At the County Gate we were met by a civil but densely stupid raw boned youth with a two wheeled vehicle on which D and Maureen and the luggage went off. There was a woman by the Gate whom I shall always remember: a cross between the Duchess in Alice in Wonderland and the first Mrs Rochester.
Then Pat and I turned in ecstasy to our walk. Pat bolted after the others but I recovered him. I went through a wicket on to the moor and proceeded down hill. In front of me I saw a deep winding valley stretching as far as I could see to left and right and deeply wooded: at right angles to it on the far side, another and narrower combe (which I rightly took for Badgworthy) piercing well into the moor. After a few more steps I could see a broad flat brown river in the bottom before me. On my way down I had a glimpse of a fat fast snake in the bracken. I reached the river and forded it: shoes and socks in my left hand, a stick and Pat’s lead in the right.
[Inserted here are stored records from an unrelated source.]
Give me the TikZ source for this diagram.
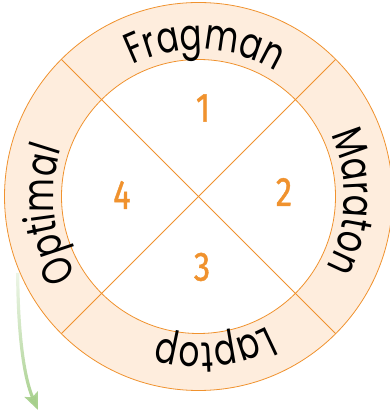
\documentclass[tikz,border=0pt]{standalone}
\usepackage{fontspec}
\newfontfamily\ringfont{Poppins}[FakeStretch=0.76]
\newfontfamily\numfont{Fira Sans}[FakeBold=1.2]
\usetikzlibrary{calc,decorations.text,arrows.meta,fadings}
\definecolor{ringfill}{HTML}{FEEDDD}
\definecolor{ringline}{HTML}{F0922E}
\definecolor{numcol}{HTML}{F0922E}
\definecolor{arrowgreen}{HTML}{A6CF8B}
\tikzfading[name=arrowfade, top color=transparent!80, middle color=transparent!20, bottom color=transparent!0]
\tikzset{
  ringstroke/.style={draw=ringline, line width=0.8pt},
  numlabel/.style={text=numcol, font=\numfont\fontsize{41}{41}\selectfont, inner sep=0pt},
  ringtext/.style={decorate, decoration={text along path, text align=center, text={|\ringfont\fontsize{43}{43}\selectfont|#1}}}
}
\begin{document}
\begin{tikzpicture}[x=1pt,y=1pt]
\useasboundingbox (0,0) rectangle (389,414);
\coordinate (c) at (198.5,217.5);
\fill[ringfill] (c) circle (194);
\fill[white] (c) circle (137);
\draw[ringstroke] (c) circle (194);
\draw[ringstroke] (c) circle (137);
\coordinate (ne) at ($(c)+(45:194)$);
\coordinate (sw) at ($(c)+(225:194)$);
\coordinate (nw) at ($(c)+(135:194)$);
\coordinate (se) at ($(c)+(-45:194)$);
\draw[ringstroke] (ne) -- (sw);
\draw[ringstroke] (nw) -- (se);
% numbers
\node[numlabel] (n1) at (203,306) {\scalebox{0.8}[1]{1}};
\node[numlabel] (n2) at (284,222) {\scalebox{0.8}[1]{2}};
\node[numlabel] (n3) at (202,147) {\scalebox{0.8}[1]{3}};
\node[numlabel] (n4) at (122,219) {\scalebox{0.8}[1]{4}};
% ring texts (clockwise)
\path[ringtext=Fragman] ($(c)+(132:147)$) arc[start angle=132, end angle=43, radius=147];
\path[ringtext=Maraton] ($(c)+(43:146)$) arc[start angle=43, end angle=-47, radius=146];
\path[ringtext=Laptop] ($(c)+(-40:147)$) arc[start angle=-40, end angle=-128, radius=147];
\path[ringtext=Optimal] ($(c)+(232:145)$) arc[start angle=232, end angle=142, radius=145];
% arrow
\coordinate (as) at (17.7,141);
\coordinate (ae) at (38,4);
\draw[arrowgreen, line width=3.2pt, path fading=arrowfade, -{Stealth[length=17pt,width=14pt,inset=3pt]}]
  (as) .. controls (18,74) and (25,34) .. (ae);
\end{tikzpicture}
\end{document}
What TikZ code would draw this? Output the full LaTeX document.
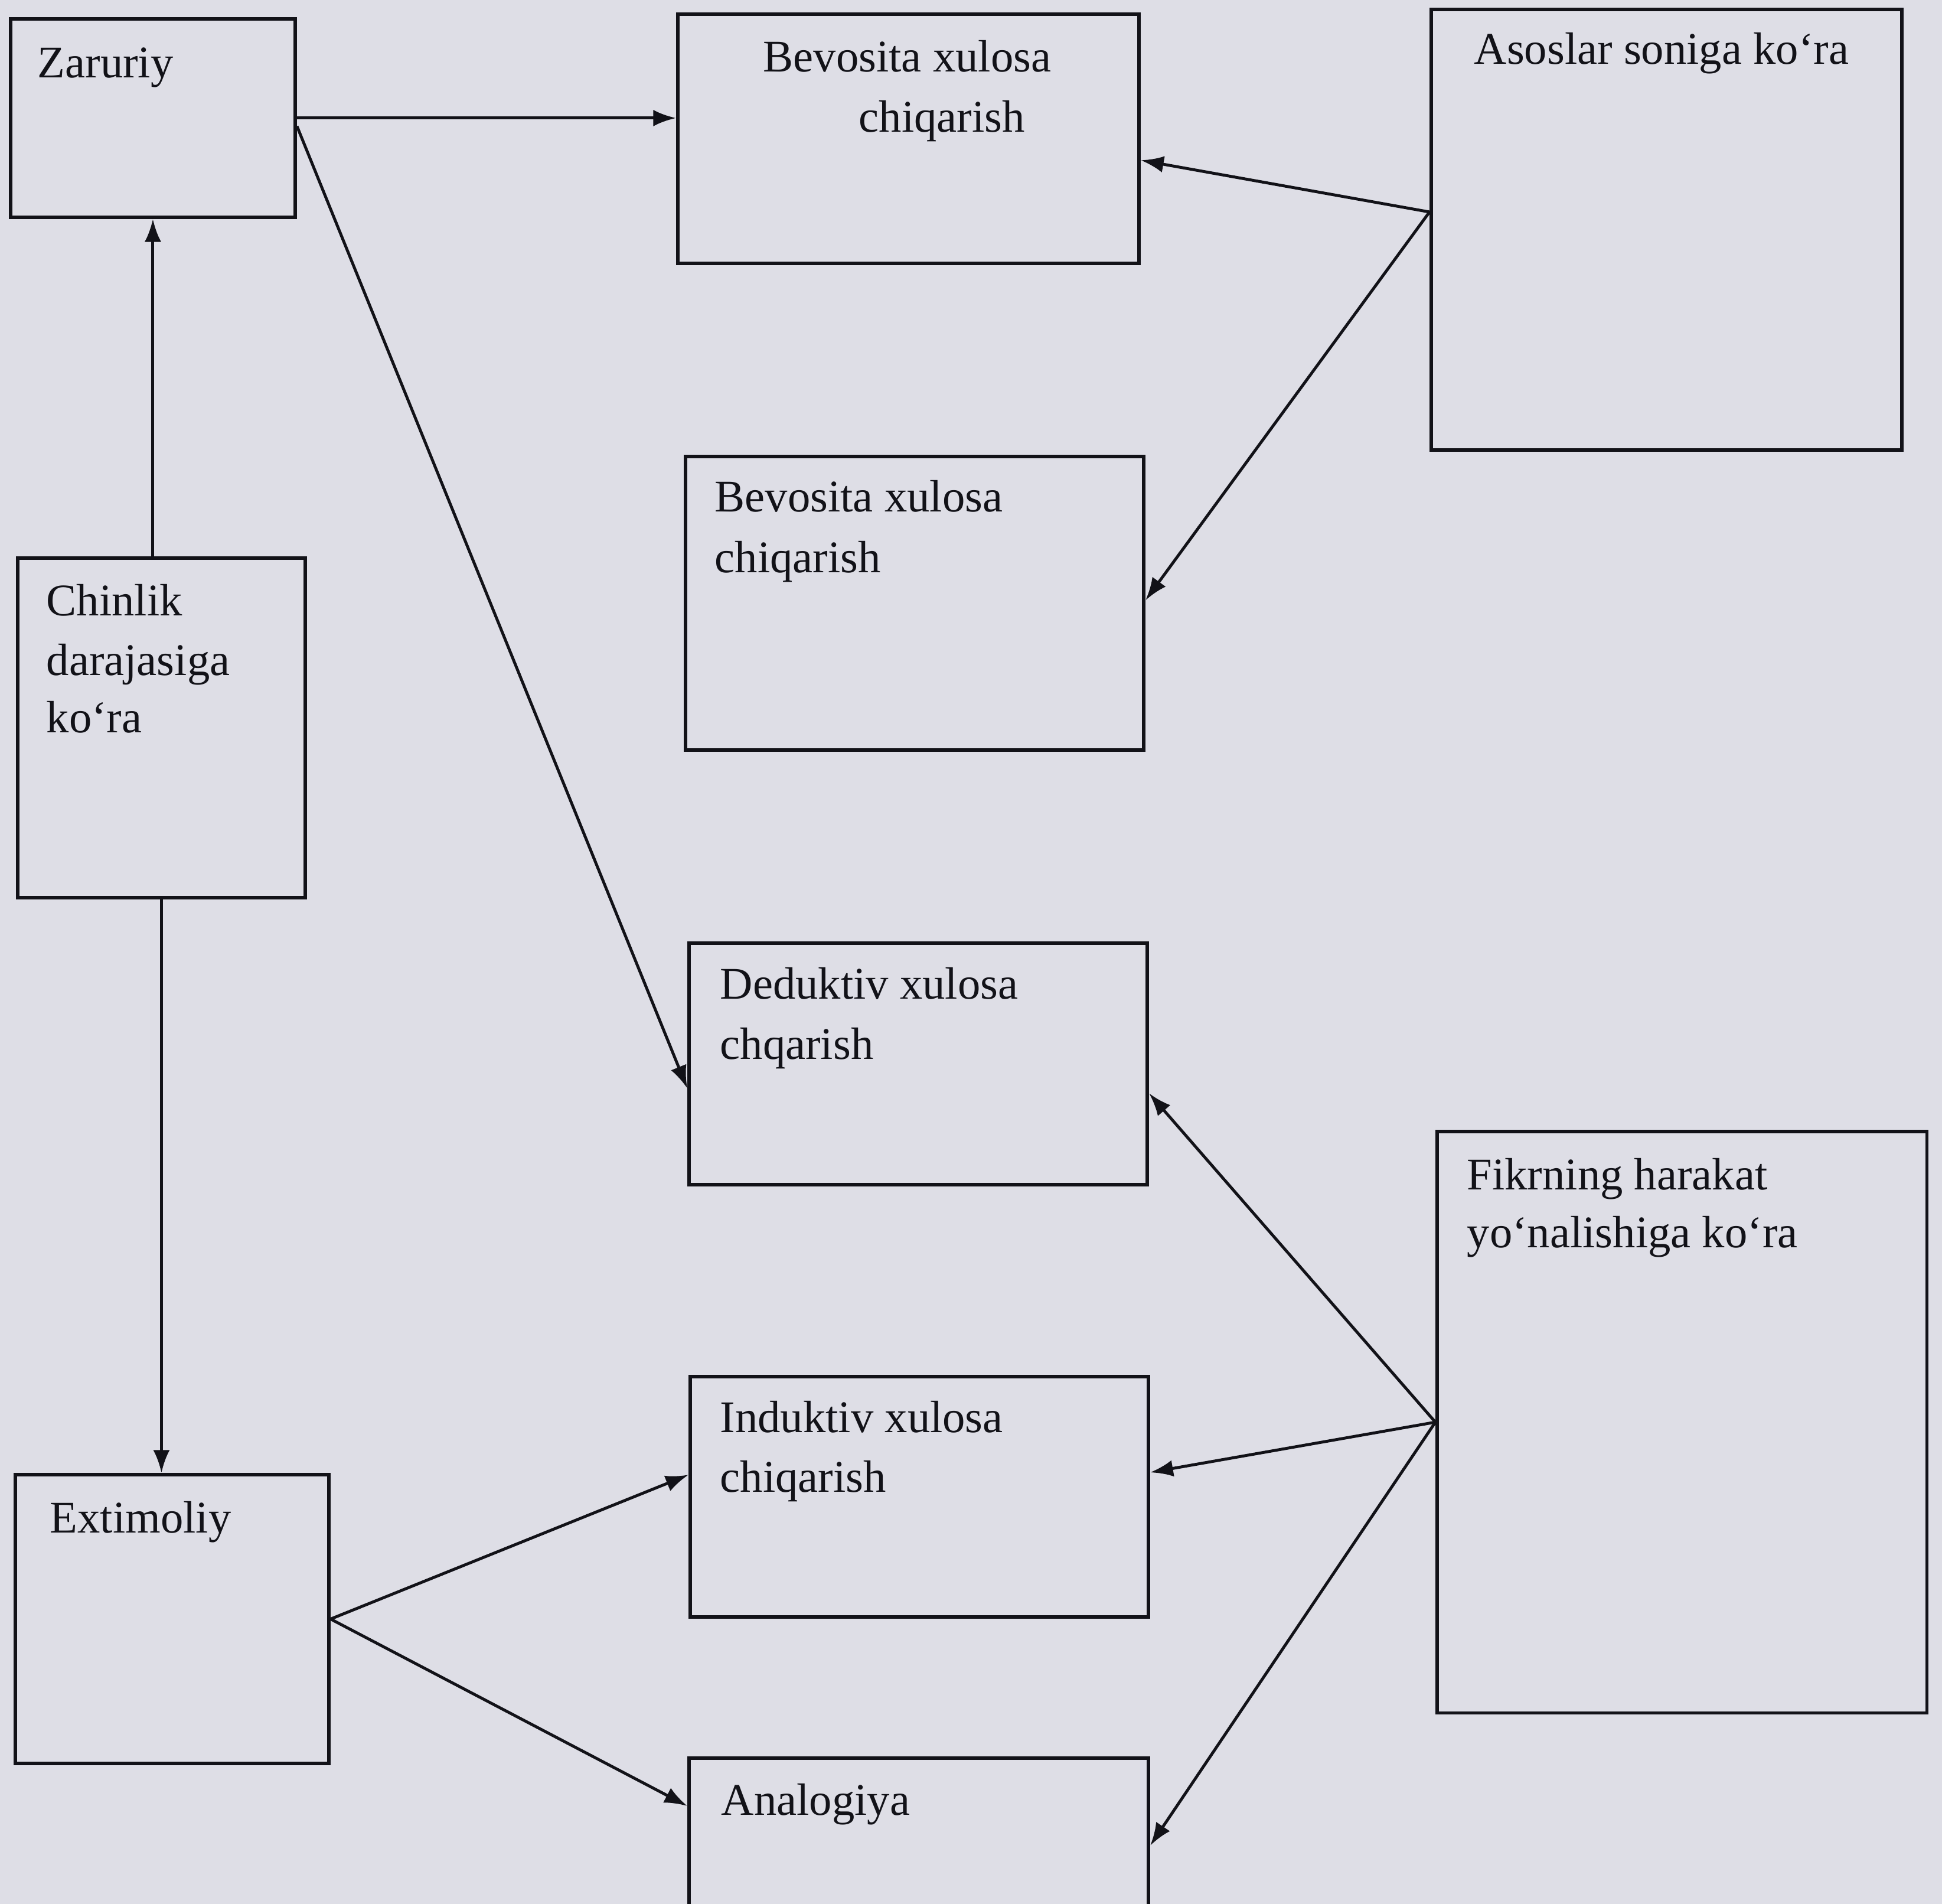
\documentclass[tikz,border=0pt]{standalone}
\usepackage{fontspec}
\setmainfont{Liberation Serif}
\usetikzlibrary{arrows.meta,calc}
\definecolor{bg}{RGB}{222,222,230}
\definecolor{ink}{RGB}{18,18,24}
\begin{document}
\begin{tikzpicture}[x=0.01cm,y=-0.01cm,
  box/.style={draw=ink,line width=1.6pt,rectangle,inner sep=0pt,anchor=north west},
  lbl/.style={anchor=base west,inner sep=0pt,text=ink,font=\fontsize{21.8}{29.3}\selectfont},
  arr/.style={draw=ink,line width=1.4pt,-{Latex[length=11pt,width=8pt]}}]
\fill[bg] (0,0) rectangle (3289,3224);
\clip (0,0) rectangle (3289,3224);
% boxes
\node[box,minimum width=4.82cm,minimum height=3.36cm] (zar) at (15,29) {};
\node[box,minimum width=7.81cm,minimum height=4.22cm] (bev1) at (1145,21) {};
\node[box,minimum width=7.97cm,minimum height=7.46cm] (aso) at (2421,13) {};
\node[box,minimum width=7.76cm,minimum height=4.97cm] (bev2) at (1158,770) {};
\node[box,minimum width=4.87cm,minimum height=5.75cm] (chin) at (27,942) {};
\node[box,minimum width=7.76cm,minimum height=4.09cm] (ded) at (1164,1594) {};
\node[box,minimum width=8.29cm,minimum height=9.84cm] (fik) at (2431,1913) {};
\node[box,minimum width=7.76cm,minimum height=4.07cm] (ind) at (1166,2328) {};
\node[box,minimum width=5.31cm,minimum height=4.89cm] (ext) at (23,2494) {};
\node[box,minimum width=7.78cm,minimum height=4.00cm] (ana) at (1164,2974) {};
% labels
\node[lbl] (zarT) at (63,132) {Zaruriy};
\node[lbl] (bev1a) at (1292,122) {Bevosita xulosa};
\node[lbl] (bev1b) at (1454,224) {chiqarish};
\node[lbl] (asoT) at (2496,109) {Asoslar soniga ko‘ra};
\node[lbl] (bev2a) at (1210,866) {Bevosita xulosa};
\node[lbl] (bev2b) at (1210,969) {chiqarish};
\node[lbl] (chinA) at (78,1042) {Chinlik};
\node[lbl] (chinB) at (78,1143) {darajasiga};
\node[lbl] (chinC) at (78,1240) {ko‘ra};
\node[lbl] (dedA) at (1219,1691) {Deduktiv xulosa};
\node[lbl] (dedB) at (1219,1793) {chqarish};
\node[lbl] (fikA) at (2484,2014) {Fikrning harakat};
\node[lbl] (fikB) at (2484,2112) {yo‘nalishiga ko‘ra};
\node[lbl] (indA) at (1219,2425) {Induktiv xulosa};
\node[lbl] (indB) at (1219,2526) {chiqarish};
\node[lbl] (extT) at (84,2595) {Extimoliy};
\node[lbl] (anaT) at (1221,3073) {Analogiya};
% anchor points
\coordinate (zarD) at ($(zar.north east)!0.54!(zar.south east)$);
\coordinate (asoL) at ($(aso.north west)!0.46!(aso.south west)$);
% connectors
\draw[arr] (chin.north -| zar.south) -- (zar.south);
\draw[arr] (chin.south) -- (chin.south |- ext.north);
\draw[arr] (zar.east) -- (zar.east -| bev1.west);
\draw[arr] (zarD) -- ($(ded.north west)!0.6!(ded.south west)$);
\draw[arr] (asoL) -- ($(bev1.north east)!0.585!(bev1.south east)$);
\draw[arr] (asoL) -- ($(bev2.north east)!0.49!(bev2.south east)$);
\draw[arr] (fik.west) -- ($(ded.north east)!0.62!(ded.south east)$);
\draw[arr] (fik.west) -- ($(ind.north east)!0.40!(ind.south east)$);
\draw[arr] (fik.west) -- ($(ana.north east)+(0,151)$);
\draw[arr] (ext.east) -- ($(ind.north west)!0.41!(ind.south west)$);
\draw[arr] (ext.east) -- ($(ana.north west)+(0,84)$);
\end{tikzpicture}
\end{document}
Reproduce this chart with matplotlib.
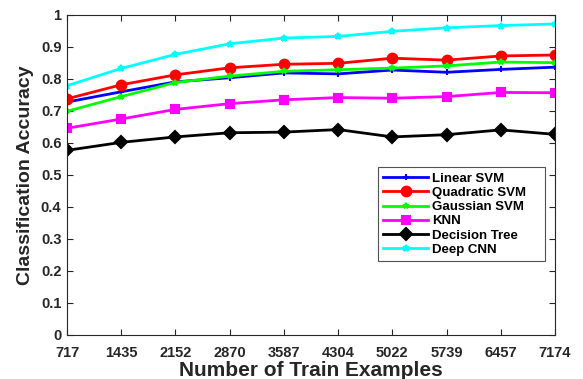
import matplotlib
matplotlib.use("Agg")
import matplotlib.pyplot as plt

plt.rcParams['font.family'] = ['Liberation Sans', 'DejaVu Sans']
plt.rcParams['font.weight'] = 'bold'

train_sizes = [717, 1435, 2152, 2870, 3587, 4304, 5022, 5739, 6457, 7174]
linear_svm = [0.728, 0.760, 0.791, 0.804, 0.819, 0.816, 0.828, 0.821, 0.830, 0.837]
quadratic_svm = [0.738, 0.782, 0.813, 0.835, 0.846, 0.849, 0.865, 0.859, 0.872, 0.875]
gaussian_svm = [0.699, 0.745, 0.789, 0.809, 0.824, 0.829, 0.834, 0.841, 0.853, 0.851]
knn = [0.646, 0.675, 0.705, 0.723, 0.735, 0.742, 0.740, 0.745, 0.758, 0.757]
decision_tree = [0.577, 0.602, 0.619, 0.632, 0.634, 0.642, 0.619, 0.626, 0.641, 0.627]
deep_cnn = [0.779, 0.833, 0.877, 0.910, 0.928, 0.933, 0.949, 0.960, 0.967, 0.972]

y_ticks = [0, 0.1, 0.2, 0.3, 0.4, 0.5, 0.6, 0.7, 0.8, 0.9, 1]
y_tick_labels = ['0', '0.1', '0.2', '0.3', '0.4', '0.5', '0.6', '0.7', '0.8', '0.9', '1']

fig = plt.figure(figsize=(5.83, 3.79), dpi=100)
ax = fig.add_axes([67/583, 1 - 335/379, (555-67)/583, (335-15)/379])

series = [
    (linear_svm, 'Linear SVM', '#0000ff', '+', 5),
    (quadratic_svm, 'Quadratic SVM', '#ff0000', 'o', 7),
    (gaussian_svm, 'Gaussian SVM', '#00ff00', '*', 4),
    (knn, 'KNN', '#ff00ff', 's', 6),
    (decision_tree, 'Decision Tree', '#000000', 'D', 6),
    (deep_cnn, 'Deep CNN', '#00ffff', '*', 5),
]
for vals, label, color, marker, ms in series:
    ax.plot(train_sizes, vals, color=color, marker=marker, markersize=ms,
            markeredgewidth=1.5, linewidth=2, label=label)

ax.set_xlim(train_sizes[0], train_sizes[-1])
ax.set_ylim(0, 1)
ax.set_xticks(train_sizes)
ax.set_xticklabels([str(v) for v in train_sizes], fontsize=10.5, fontweight='bold')
ax.set_yticks(y_ticks)
ax.set_yticklabels(y_tick_labels, fontsize=10.5, fontweight='bold')
ax.tick_params(direction='in', top=True, right=True, length=4, width=0.8, colors='#262626')
ax.tick_params(axis='x', pad=8)
ax.tick_params(axis='y', pad=4)
for s in ax.spines.values():
    s.set_color('#262626')
    s.set_linewidth(0.8)
ax.set_xlabel('Number of Train Examples', fontsize=15, fontweight='bold', color='#262626', labelpad=0.5)
ax.set_ylabel('Classification Accuracy', fontsize=14, fontweight='bold', color='#262626', labelpad=5)

leg = ax.legend(loc='lower left', bbox_to_anchor=(0.637, 0.231, 0.343, 0.294), mode='expand',
                frameon=True, fancybox=False, edgecolor='#262626',
                handlelength=3.4, borderaxespad=0, labelspacing=0.15, handletextpad=0.3,
                prop={'weight': 'bold', 'size': 9.5})
leg.get_frame().set_linewidth(0.8)

fig.savefig('out.png', dpi=100)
Here, at the bottom, I was as if between walls: purple walls of heather behind me and green ones ahead: both
unexpectedly steep when seen from that angle. I shall remember while I live the feel of that cold yet not biting water and the deliciously cool stones. It made amends for all the troubles of packing and journey.
I then followed a red lane into Malmsmead which proved to be no more than three or four cottages with black pigs at doors and a house of entertainment where stone ginger was the best they could give me. I had some difficulty in finding the path to Cloud Farm: but was finally led to it by a man on a pony whom I met at Oare: a respectful horsy person—a huntsman perhaps, who read me a lecture on the merits of Exmoor ponies. I followed up a path through a wood on to a flat field by the riverside: it was still cultivated land about me but I saw the real moor ahead—the almost black combe opening out beyond Cloud Farm in its windings.
Here I met D and Maureen. The whole thing realised my best dreams. The farm house stands under a wood of fir with one field between it and the river. The rooms were comfortable and the supper good.
After the meal Pat and I went out and having crossed Badgworthy began to follow the valley up. It was an almost colourless evening with one star very much blunted by mist hanging in the V shaped cleft of the hills before me. The river is very broken with rocks and there is plenty of white foam. I went as far as a little wood and here the path went a bit higher, and thence down to a flat platform of turf between the wood and the water. I was quite out of sight of cultivated land here: I looked back and I looked forward and either way saw nothing but high hills.
It was not until I struck a match for my pipe that I realised how dark it had grown. When I got back into the wood it was almost pitch black except for the odd light cast upwards from the stream through the tree trunks. There were many strange appearances of white stones that could have passed for ghosts.
Home and to bed by eleven in that glorious thing—a good feather bed. Through my window I saw a side of moorland and a few stars. The sky seemed to have cleared.